+++ GIVEN DATA +++

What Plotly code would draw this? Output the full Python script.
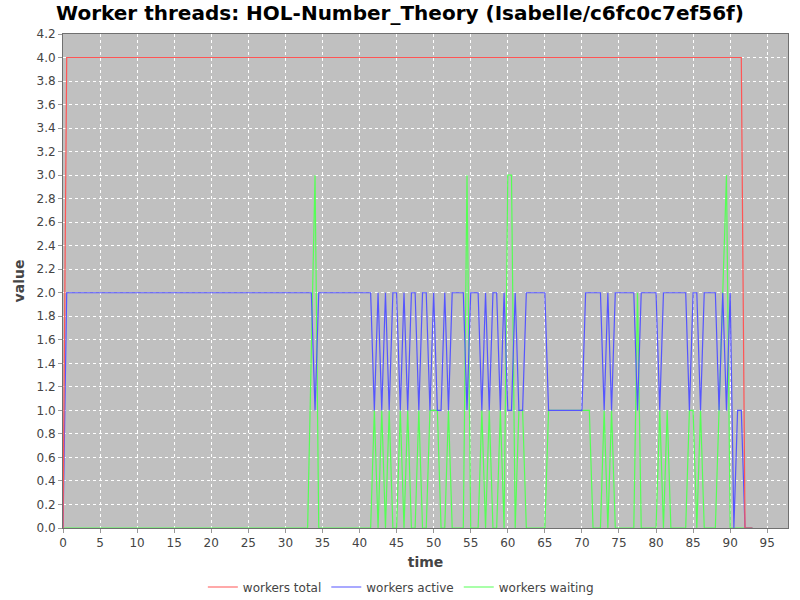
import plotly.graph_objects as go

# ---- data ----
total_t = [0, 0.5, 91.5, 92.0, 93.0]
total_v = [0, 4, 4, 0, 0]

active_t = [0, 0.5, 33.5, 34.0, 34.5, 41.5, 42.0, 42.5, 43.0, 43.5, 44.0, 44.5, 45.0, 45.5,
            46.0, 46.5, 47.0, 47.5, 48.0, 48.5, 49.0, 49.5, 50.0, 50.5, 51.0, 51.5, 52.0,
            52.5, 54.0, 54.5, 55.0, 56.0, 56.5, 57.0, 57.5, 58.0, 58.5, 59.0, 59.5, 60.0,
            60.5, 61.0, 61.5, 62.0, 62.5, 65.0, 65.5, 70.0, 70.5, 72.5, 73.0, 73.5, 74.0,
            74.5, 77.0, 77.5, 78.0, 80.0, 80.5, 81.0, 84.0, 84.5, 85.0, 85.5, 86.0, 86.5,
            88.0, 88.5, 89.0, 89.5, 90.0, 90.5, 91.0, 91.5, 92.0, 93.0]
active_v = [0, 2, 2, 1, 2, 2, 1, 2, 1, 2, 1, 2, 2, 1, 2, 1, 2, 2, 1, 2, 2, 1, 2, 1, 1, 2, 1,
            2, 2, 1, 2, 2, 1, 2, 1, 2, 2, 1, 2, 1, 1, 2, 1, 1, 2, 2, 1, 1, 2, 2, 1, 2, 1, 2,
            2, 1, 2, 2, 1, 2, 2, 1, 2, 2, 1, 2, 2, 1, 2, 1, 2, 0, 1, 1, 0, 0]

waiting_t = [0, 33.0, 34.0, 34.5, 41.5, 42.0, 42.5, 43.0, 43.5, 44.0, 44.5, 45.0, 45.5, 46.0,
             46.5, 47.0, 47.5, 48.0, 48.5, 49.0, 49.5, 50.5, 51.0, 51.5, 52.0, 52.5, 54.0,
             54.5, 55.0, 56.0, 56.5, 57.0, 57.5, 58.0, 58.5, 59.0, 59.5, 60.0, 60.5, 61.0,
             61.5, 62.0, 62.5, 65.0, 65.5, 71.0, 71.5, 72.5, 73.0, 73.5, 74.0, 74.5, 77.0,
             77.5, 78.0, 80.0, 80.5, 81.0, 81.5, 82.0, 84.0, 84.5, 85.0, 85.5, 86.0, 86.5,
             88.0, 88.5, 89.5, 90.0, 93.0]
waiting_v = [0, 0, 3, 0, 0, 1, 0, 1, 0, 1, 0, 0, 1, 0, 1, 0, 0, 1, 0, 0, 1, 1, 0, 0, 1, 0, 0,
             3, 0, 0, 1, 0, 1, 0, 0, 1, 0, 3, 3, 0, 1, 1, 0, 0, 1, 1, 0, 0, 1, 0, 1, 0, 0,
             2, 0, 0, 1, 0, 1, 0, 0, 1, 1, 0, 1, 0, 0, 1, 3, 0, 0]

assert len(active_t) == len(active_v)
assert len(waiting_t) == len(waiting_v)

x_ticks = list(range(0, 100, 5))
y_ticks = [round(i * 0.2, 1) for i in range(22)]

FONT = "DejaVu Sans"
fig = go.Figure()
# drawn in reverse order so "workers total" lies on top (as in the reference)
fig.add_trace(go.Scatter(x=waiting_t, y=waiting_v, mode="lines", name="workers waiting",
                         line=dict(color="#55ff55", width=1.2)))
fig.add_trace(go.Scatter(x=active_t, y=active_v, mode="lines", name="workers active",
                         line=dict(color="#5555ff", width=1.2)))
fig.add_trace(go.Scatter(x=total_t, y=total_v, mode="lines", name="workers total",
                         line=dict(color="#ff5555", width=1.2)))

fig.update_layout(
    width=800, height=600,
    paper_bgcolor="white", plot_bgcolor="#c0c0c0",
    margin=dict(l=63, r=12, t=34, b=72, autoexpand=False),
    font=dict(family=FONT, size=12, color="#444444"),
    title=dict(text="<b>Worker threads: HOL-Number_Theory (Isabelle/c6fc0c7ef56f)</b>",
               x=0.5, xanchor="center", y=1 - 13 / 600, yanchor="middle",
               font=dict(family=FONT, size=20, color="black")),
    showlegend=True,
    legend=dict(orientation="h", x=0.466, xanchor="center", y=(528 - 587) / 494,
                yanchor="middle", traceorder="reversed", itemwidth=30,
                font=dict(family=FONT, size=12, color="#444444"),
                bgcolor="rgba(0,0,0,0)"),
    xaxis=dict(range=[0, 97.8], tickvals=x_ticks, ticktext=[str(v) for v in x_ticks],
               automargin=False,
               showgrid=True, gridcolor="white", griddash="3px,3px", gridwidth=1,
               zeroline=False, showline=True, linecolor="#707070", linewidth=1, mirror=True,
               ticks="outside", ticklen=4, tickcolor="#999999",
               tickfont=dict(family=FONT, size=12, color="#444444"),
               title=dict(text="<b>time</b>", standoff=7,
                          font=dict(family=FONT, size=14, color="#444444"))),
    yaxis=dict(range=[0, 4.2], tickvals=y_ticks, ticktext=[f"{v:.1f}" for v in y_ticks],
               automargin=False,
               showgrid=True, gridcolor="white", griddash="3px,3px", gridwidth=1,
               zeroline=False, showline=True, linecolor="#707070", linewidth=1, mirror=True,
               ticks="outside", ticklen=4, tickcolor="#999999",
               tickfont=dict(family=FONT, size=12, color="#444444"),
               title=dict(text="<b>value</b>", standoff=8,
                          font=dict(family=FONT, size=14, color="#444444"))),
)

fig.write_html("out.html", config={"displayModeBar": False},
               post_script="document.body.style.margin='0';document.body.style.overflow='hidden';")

+++

## [INSTRUCTIONS FOR THE TASK]
Repeat the listing above from its first line through the line that contains "total_v = [0, 4, 4, 0, 0]", both included, and nothing more. Drop the pictures.

## [OUTPUT FOR THIS EXERCISE]
What Plotly code would draw this? Output the full Python script.
import plotly.graph_objects as go

# ---- data ----
total_t = [0, 0.5, 91.5, 92.0, 93.0]
total_v = [0, 4, 4, 0, 0]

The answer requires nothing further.